En ocasiones como éstas me vienen a la memoria dos nombres, manoseados por tanto diletante y tan poco leídos. Borges y Enrique Lihn (ejemplo típico, el buen hombre que se cree culto porque cita “Instantes”, poema que Borges, JAMÁS escribió, sólo tradujo en broma).
Con la fina ironía que lo acostumbraba, el autor de “Ficciones” fustigó en varios de sus extraordinarios ensayos el rol del crítico devenido en patético relacionador público, y vindicó una escritura cuidadosamente consciente de los problemas que surgen de su significación en la historia y la cultura.
Ninguna palabra es inocente, tiene un prontuario llamado contexto y es deber mínimo del escritor estar atento a ello. A lo largo del tiempo la palabra va adquiriendo numerosas y enrevesadas asociaciones de sentido. La ambigüedad resultante, nos dice Borges, no es un dilema: es una riqueza.
Así, una palabra como “hipócrita”, viene del griego “actor”, “propaganda” es una reunión de cardenales, “lex”, viene de montón de nueces (Llex) y de ella, grupo de ancianos, magistrados y, obviamente la actual “ley”.
Señala, además, el autor argentino que todo acto del pensamiento humano es, de algún modo, una nueva puesta en escena del eterno conflicto entre Platón y Aristóteles. Ello es fácilmente extrapolable al uso del lenguaje. En algún momento, siguiendo al primero, la palabra genera sentido, en otros, siguiendo al estagirita, simplemente es un indicador de los objetos del mundo.
De postular una realidad y un universo, como ocurrió en la antigüedad, en las invocaciones shamánicas, en el alba de las religiones, se degrada a una mera fábrica de rótulos de frascos.
A nuestros autores que se fingen posmodernos (sin nunca haber sido modernos), les gusta confirmar esta última aserción. Borges, astutamente, finge tomar partido del argumento aristotélico, pero admite que, potencialmente, el sentido de las palabras puede engendrar, vía la imaginación y la fantasía (no siempre son sinónimos) nuevos mundos y nuevas realidades.

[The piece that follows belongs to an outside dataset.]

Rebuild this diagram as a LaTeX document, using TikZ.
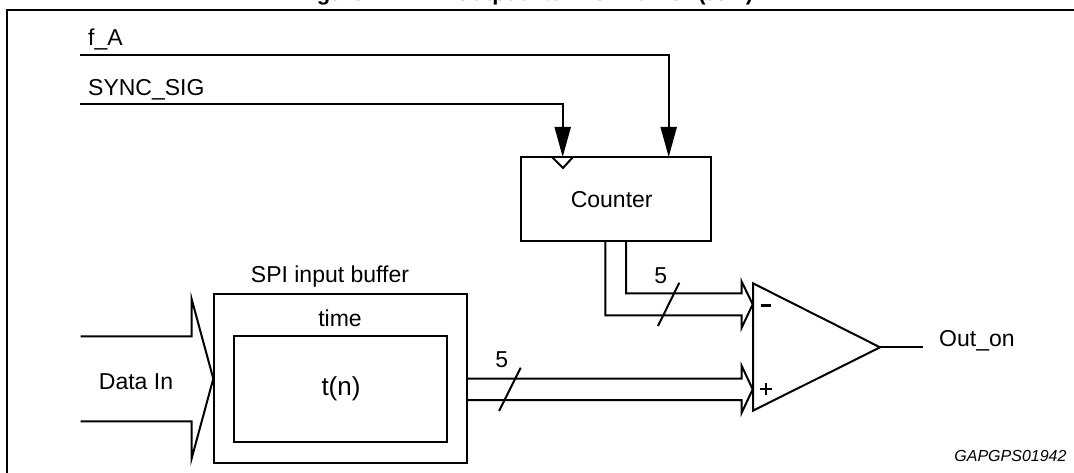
\documentclass[tikz,border=0pt]{standalone}
\usepackage{fontspec}
\setmainfont{Liberation Sans}
\usetikzlibrary{arrows.meta}
\tikzset{
  wire/.style={line width=2pt,line join=miter},
  lbl/.style={inner sep=0pt,font=\fontsize{23}{23}\selectfont},
  tipped/.style={wire,-{Triangle[length=30pt,width=16pt]}},
  boxed/.style={draw,wire,inner sep=0pt,outer sep=0pt,anchor=north west},
}
\begin{document}
\begin{tikzpicture}[x=1pt,y=-1pt]
\useasboundingbox (0,0) rectangle (1074,473);
\begin{scope}
\clip (0,0) rectangle (1074,9);
\node[inner sep=0pt,anchor=base west,font=\bfseries\fontsize{22}{22}\selectfont] (title) at (297,1) {\spaceskip=0.75em Figure 12.\hspace{43pt}Output turn-on time (tON)};
\end{scope}
\draw[line width=2.6pt] (7,473) -- (7,10) -- (1074,10);
% boxes
\node[boxed,minimum width=190.5pt,minimum height=84pt] (counter) at (520.7,157) {};
\node[lbl] (counterlbl) at (611.7,200) {Counter};
\node[boxed,minimum width=252.7pt,minimum height=169.3pt] (spi) at (214.3,294) {};
\node[boxed,minimum width=212.7pt,minimum height=106pt] (inner) at (234,336.3) {};
\node[lbl] (spilbl) at (330,277) {SPI input buffer};
\node[lbl] (timelbl) at (340,318) {time};
\node[lbl,font=\fontsize{26}{26}\selectfont] (tn) at (341,389) {t(n)};
\node[lbl] (datain) at (136,381.7) {Data In};
% clock inputs
\coordinate (fa0) at (80,55);
\coordinate (fa1) at (668.7,55);
\coordinate (sy0) at (80,104.5);
\coordinate (sy1) at (562.7,104.5);
\draw[tipped] (fa0) -- (fa1) -- (fa1 |- counter.north);
\draw[tipped] (sy0) -- (sy1) -- (sy1 |- counter.north);
\node[lbl,anchor=west] (falbl) at (88,39) {f\_A};
\node[lbl,anchor=west] (sylbl) at (88,90) {SYNC\_SIG};
\draw[wire] (552,157) -- (563,168) -- (573,157);
% comparator
\coordinate (ca) at (753,283.3);
\coordinate (cb) at (753,410.7);
\coordinate (cc) at (880,347.3);
\coordinate (cout) at (923,347.3);
\draw[wire] (ca) -- (cc) -- (cb) -- cycle;
\draw[wire] (cc) -- (cout);
\node[lbl,anchor=west] (outlbl) at (939,341) {Out\_on};
\draw[line width=2.4pt] (760.7,305.3) -- (770.7,305.3);
\draw[line width=2.2pt] (765.7,383.3) -- (765.7,395.3) (759.7,389.3) -- (771.7,389.3);
% upper bus
\coordinate (b1) at (626,241);
\coordinate (b2) at (605.3,241);
\draw[wire] (b1 |- counter.south) |- (741.7,293.3) -- (741.7,281.7) -- (752.7,304.3) -- (741.7,327.7) -- (741.7,315.3) -| (b2 |- counter.south);
\draw[wire] (679.3,282.7) -- (658,326);
\node[lbl] (five1) at (660.7,276) {5};
% lower bus
\draw[wire] (spi.east |- 0,378.7) -- (741.7,378.7) -- (741.7,366) -- (752.7,389.3) -- (741.7,412.7) -- (741.7,400) -- (spi.east |- 0,400);
\draw[wire] (520.7,367.7) -- (499,411);
\node[lbl] (five2) at (501.7,360) {5};
% data in
\draw[wire] (80.7,336.3) -- (191.7,336.3) -- (191.7,299.3) -- (213.3,378.7) -- (191.7,458.3) -- (191.7,421.3) -- (80.7,421.3);
\node[inner sep=0pt,font=\itshape\fontsize{16}{16}\selectfont,anchor=east] (code) at (1066.7,456) {GAPGPS01942};
\end{tikzpicture}
\end{document}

El triunfo de la realidad virtual en todos los aspectos del mundo actual parece darle el triunfo al autor de La República. La palabra nombra, en ambos sentidos: señala, rotula, claro, pero designa, da categoría, da identidad, en otras palabras, crea.

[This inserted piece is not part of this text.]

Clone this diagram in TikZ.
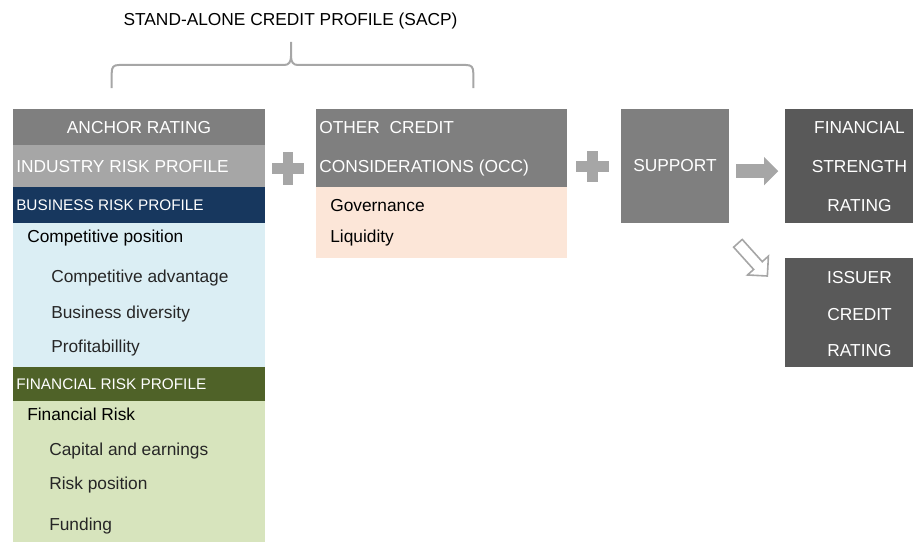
\documentclass[tikz,border=0pt]{standalone}
\usepackage{fontspec}
\setmainfont{Liberation Sans}
\usetikzlibrary{fit,calc,shapes.arrows,arrows.meta}

\definecolor{grayA}{HTML}{7F7F7F}
\definecolor{grayB}{HTML}{A6A6A6}
\definecolor{grayC}{HTML}{595959}
\definecolor{navy}{HTML}{17375E}
\definecolor{olive}{HTML}{4F6228}
\definecolor{paleblue}{HTML}{DBEEF4}
\definecolor{palegreen}{HTML}{D7E4BD}
\definecolor{peach}{HTML}{FCE6D8}

\tikzset{
  block/.style={inner sep=0pt,outer sep=0pt},
  big/.style={font=\fontsize{13}{15}\selectfont},
  small/.style={font=\fontsize{11.5}{13}\selectfont},
  txt/.style={inner sep=0pt,anchor=base west},
  sub/.style={txt,big,text=black!85},
  ctxt/.style={big,inner sep=0pt,anchor=base,text=white}
}

\begin{document}
\begin{tikzpicture}[x=0.75pt,y=-0.75pt]
\useasboundingbox (0,0) rectangle (916,542);
%Построение блоков
\node[block,fill=grayA,fit={(12.7,109)(265,145)}] (anchor) {};
\node[block,fill=grayB,fit={(12.7,145)(265,187.3)}] (industry) {};
\node[block,fill=navy,fit={(12.7,187.3)(265,222.7)}] (business) {};
\node[block,fill=paleblue,fit={(12.7,222.7)(265,366.7)}] (businesslist) {};
\node[block,fill=olive,fit={(12.7,366.7)(265,400.7)}] (financial) {};
\node[block,fill=palegreen,fit={(12.7,400.7)(265,542)}] (financiallist) {};
\node[block,fill=grayA,fit={(316,109)(567.3,186.7)}] (occ) {};
\node[block,fill=peach,fit={(316,186.7)(567.3,258.3)}] (occlist) {};
\node[block,fill=grayA,fit={(621,109)(729,222.7)}] (support) {};
\node[block,fill=grayC,fit={(785,109)(912.7,222.7)}] (fsr) {};
\node[block,fill=grayC,fit={(785,258.3)(912.7,366.7)}] (icr) {};
%подписи
\node[big,inner sep=0pt,anchor=base] (sacp) at (290.5,25.3) {STAND-ALONE CREDIT PROFILE (SACP)};
\node[ctxt] (anchortxt) at (139,133.3) {ANCHOR RATING};
\node[txt,big,text=white] (industrytxt) at (16,172.7) {INDUSTRY RISK PROFILE};
\node[txt,small,text=white] (businesstxt) at (16,210.7) {BUSINESS RISK PROFILE};
\node[txt,big] (comppos) at (27,242.7) {Competitive position};
\node[sub] (compadv) at (51,282.7) {Competitive advantage};
\node[sub] (busdiv) at (51,318) {Business diversity};
\node[sub] (profit) at (51,352.3) {Profitabillity};
\node[txt,small,text=white] (financialtxt) at (16,389.3) {FINANCIAL RISK PROFILE};
\node[txt,big] (finrisk) at (27,420) {Financial Risk};
\node[sub] (capital) at (49,455.7) {Capital and earnings};
\node[sub] (riskpos) at (49,489.3) {Risk position};
\node[sub] (funding) at (49,530) {Funding};
\node[txt,big,text=white] (occtxta) at (319,133.3) {OTHER\ \ CREDIT};
\node[txt,big,text=white] (occtxtb) at (319,172.7) {CONSIDERATIONS (OCC)};
\node[txt,big] (governance) at (330,211) {Governance};
\node[txt,big] (liquidity) at (330,242.7) {Liquidity};
\node[ctxt] (supporttxt) at (675,171.7) {SUPPORT};
\foreach \y/\t/\n in {133.3/FINANCIAL/a,172.7/STRENGTH/b,211.7/RATING/c}
  \node[ctxt] (fsr\n) at (859.5,\y) {\t};
\foreach \y/\t/\n in {283.7/ISSUER/a,320.7/CREDIT/b,356/RATING/c}
  \node[ctxt] (icr\n) at (859.5,\y) {\t};
%фигурная скобка
\draw[grayB,line width=1.5pt]
(111.7,88) -- (111.7,73) .. controls (111.7,67) and (113.5,65) .. (119,65)
 -- (284,65) .. controls (289,65) and (291,62) .. (291,56) -- (291,42);
\draw[grayB,line width=1.5pt]
(473.3,88) -- (473.3,73) .. controls (473.3,67) and (471.5,65) .. (466,65)
 -- (298,65) .. controls (293,65) and (291,62) .. (291,56);
%плюсы
\fill[grayB] (272,162.8) rectangle (304,174);
\fill[grayB] (282.6,151.7) rectangle (293.3,185);
\fill[grayB] (576,161) rectangle (608.7,172);
\fill[grayB] (587,150.7) rectangle (597.7,182);
%стрелки
\draw[grayB,line width=10.7pt,-{Triangle[length=10.7pt,width=20.8pt]}]
($(support.east)+(7,5.3)$) -- ($(fsr.west)+(-6.7,5.3)$);
\node[single arrow,draw=grayB,fill=white,line width=1.2pt,rotate=-48,
  inner xsep=0pt,inner ysep=3.75pt,minimum height=33pt,
  single arrow head extend=6.2pt] (toicr) at (750.7,257.5) {};
\end{tikzpicture}
\end{document}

La escritura, por tanto, debe hacerse considerando esta doble y opuesta facultad que el instrumento verbal detenta. Las nuevas lecturas que continuamente engendra El Quijote, muchas nunca advertidas por el propio Cervantes, son un ejemplo célebre.
Ignorar, obliterar simplemente este hecho, escribir por la mera vanidad de hacerlo, como una gesticulación más de poder burgués es algo que, a su vez, fustigó Enrique Lihn.

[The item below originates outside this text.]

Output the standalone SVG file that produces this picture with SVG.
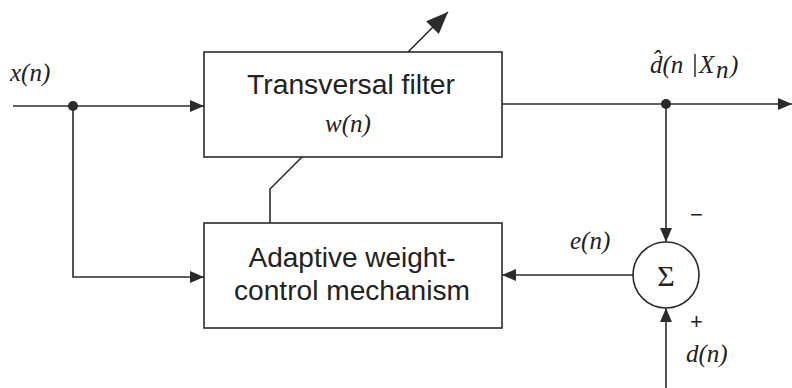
<svg xmlns="http://www.w3.org/2000/svg" width="792" height="388" viewBox="0 0 792 388">
  <style>
    .box { fill: #ffffff; stroke: #2b2b2b; stroke-width: 1.6; }
    .wire { fill: none; stroke: #2b2b2b; stroke-width: 1.6; }
    .label { font-family: "Liberation Sans", Arial, sans-serif; font-size: 27px; fill: #222; text-anchor: middle; }
    .math { font-family: "Liberation Serif", "Times New Roman", serif; font-style: italic; font-size: 25px; fill: #222; }
    .sign { font-family: "Liberation Sans", Arial, sans-serif; font-size: 22px; fill: #222; }
  </style>
  <defs>
    <marker id="arrow" viewBox="0 0 14 12" refX="14" refY="6" markerWidth="14" markerHeight="12" markerUnits="userSpaceOnUse" orient="auto">
      <path d="M0,0 L14,6 L0,12 Z" fill="#2b2b2b"/>
    </marker>
    <marker id="arrowBig" viewBox="0 0 22 18" refX="22" refY="9" markerWidth="22" markerHeight="18" markerUnits="userSpaceOnUse" orient="auto">
      <path d="M0,0 L22,9 L0,18 Z" fill="#2b2b2b"/>
    </marker>
  </defs>

  <g id="connectors">
    <!-- input x(n) into the filter -->
    <path class="wire" d="M13,106 L204,106" marker-end="url(#arrow)"/>
    <!-- branch of the input down to the weight-control block -->
    <path class="wire" d="M73,106 L73,277 L204,277" marker-end="url(#arrow)"/>
    <!-- filter output -->
    <path class="wire" d="M502,104 L792,104" marker-end="url(#arrow)"/>
    <!-- estimate fed to the summing junction -->
    <path class="wire" d="M666,104 L666,242" marker-end="url(#arrow)"/>
    <!-- desired response into the summing junction -->
    <path class="wire" d="M666,388 L666,308" marker-end="url(#arrow)"/>
    <!-- error signal back to the weight-control block -->
    <path class="wire" d="M633,275 L502,275" marker-end="url(#arrow)"/>
    <!-- weight adjustment through the filter -->
    <path class="wire" d="M270,223 L270,189 L302,157"/>
    <path class="wire" d="M408,52 L448,12" marker-end="url(#arrowBig)"/>
    <!-- junction dots -->
    <circle cx="73" cy="106" r="5" fill="#2b2b2b"/>
    <circle cx="666" cy="104" r="5" fill="#2b2b2b"/>
  </g>

  <g id="filter">
    <rect class="box" x="204" y="52" width="298" height="105"/>
    <text class="label" x="351" y="94" textLength="208" lengthAdjust="spacingAndGlyphs">Transversal filter</text>
    <text class="math" x="348" y="132" text-anchor="middle" font-size="23">w(n)</text>
  </g>

  <g id="weight-control">
    <rect class="box" x="204" y="223" width="298" height="105"/>
    <text class="label" x="352" y="267" textLength="207" lengthAdjust="spacingAndGlyphs">Adaptive weight-</text>
    <text class="label" x="352" y="300" textLength="236" lengthAdjust="spacingAndGlyphs">control mechanism</text>
  </g>

  <g id="sum">
    <circle cx="666" cy="275" r="33" fill="#ffffff" stroke="#2b2b2b" stroke-width="1.6"/>
    <text x="666" y="286" text-anchor="middle" font-family="'Liberation Serif', serif" font-size="30" fill="#222">Σ</text>
    <text class="sign" x="690" y="222">−</text>
    <text class="sign" x="690" y="329">+</text>
  </g>

  <g id="labels">
    <text class="math" x="10" y="81">x(n)</text>
    <text class="math" x="570" y="249">e(n)</text>
    <text class="math" x="686" y="362">d(n)</text>
    <!-- estimate label: d-hat(n | X_n) -->
    <text class="math" x="650" y="73">d̂(n</text>
    <line x1="695" y1="54" x2="695" y2="77" stroke="#222" stroke-width="1.4"/>
    <text class="math" x="699" y="73">X</text>
    <text class="math" x="716" y="78" font-size="13">n</text>
    <text class="math" x="730" y="73">)</text>
  </g>
</svg>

El gran y olvidado poeta chileno escribió, asimismo, varias obras en las cuales ácidamente atacó este vicio cultural tan propio de nuestra vaga idiosincrasia, entre ellas las novelas “La orquesta de cristal” y “El arte de la palabra” (¿cuándo se reeditarán estas dos obras maestras?): La cháchara, ese palabrerío tan único, grande y nuestro, es una sarta recursiva, ebria de lugares comunes que revela o desnuda la pomposidad de una “clase cultural” vacía y, paradójicamente, iletrada que sólo se dedica al mutuo “fomenaje” y exhibir camaraderías del colegio o la universidad en la que estudiaron, que disuelve lo real en base a mascaradas sin fin y que se enreda en su propio absurdo. Nuestra narrativa, crítica y poesía recientes parecen resentidas de lo mismo, repitiendo el mecanismo de esta máquina perversa una y otra vez.
El desprecio gratuito a la palabra y su devenir, el veredicto falsamente complaciente a la otredad, la insulsa y narcisista autor referencia a menudencias gastronómicas y sexuales ahoga a nuestras letras.
Tanta escribanía mediocre acabará generando el contrasentido final: la extinción completa y sin remedio de todo vestigio de lectura.